Here

My son Aaron and I saw the Tom Hanks movie “Here” while I was in Minnesota recently.  We both really enjoy going to the movies. In fact, his birthday request one year was to see how many movies we could see in one day.  That was a fun birthday!

The movie “Here” was hard to get into at first, thinking that it was possibly too “artsy” for me.  Then, after Tom Hanks arrived on the scene, it got better. We finally understood what was happening.  At the end, it brought tears to both our eyes. 

One comment Tom Hanks’ character made after his father had died when his wife asked him how he was, he said he was “sad”.  Then he said something about how “sad” is an important emotion.  I have given a lot of thought to that.

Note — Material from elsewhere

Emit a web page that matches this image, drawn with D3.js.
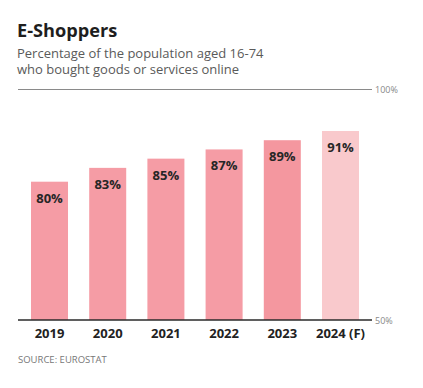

On Facebook, in many people’s scrapbooks, and in conversations, we often hear about the good, happy times in people’s lives.  Often when we ask someone how they are, they say they are “good” or “fine”.  How many say they are “sad”? How many “sad” occasions appear in scrapbooks?  How many “sad” posts are on Facebook when it is such an important feeling. We can see this in the famous verses from Ecclesiastes that the song “Turn! Turn! Turn” by the Byrds  parallels.  From Ecclesiastes we read:

A Time for Everything

There is a time for everything,
    and a season for every activity under the heavens:

a time to be born and a time to die,
    a time to plant and a time to uproot,
a time to kill and a time to heal,
    a time to tear down and a time to build,
a time to weep and a time to laugh,
    a time to mourn and a time to dance,

a time to scatter stones and a time to gather them,
    a time to embrace and a time to refrain from embracing,
a time to search and a time to give up,
    a time to keep and a time to throw away,
a time to tear and a time to mend,
    a time to be silent and a time to speak,
a time to love and a time to hate,
    a time for war and a time for peace.

Hopefully we all have at least one person in our life that can hear us say, “I am sad,” and not give those platitudes such as “cheer up”, “get over it”, “life will get better”, but rather be like Job’s friends and just sit down next to us and “be there”.

Job 2:11-13

When Job’s three friends, Eliphaz the Temanite, Bildad the Shuhite and Zophar the Naamathite, heard about all the troubles that had come upon him, they set out from their homes and met together by agreement to go and sympathize with him and comfort him. When they saw him from a distance, they could hardly recognize him; they began to weep aloud, and they tore their robes and sprinkled dust on their heads. Then they sat on the ground with him for seven days and seven nights. No one said a word to him, because they saw how great his suffering was.

 

Just sitting there saying nothing is not the easiest thing to do, as we are wired to fix things, make them better, help.  Yet, it is important to read the person, as Job’s friends did, and give up our instincts to make things better, since we rarely can.

Let’s go out there and allow others to be “sad” for a time, if needed.

Let’s go out there and be a real friend.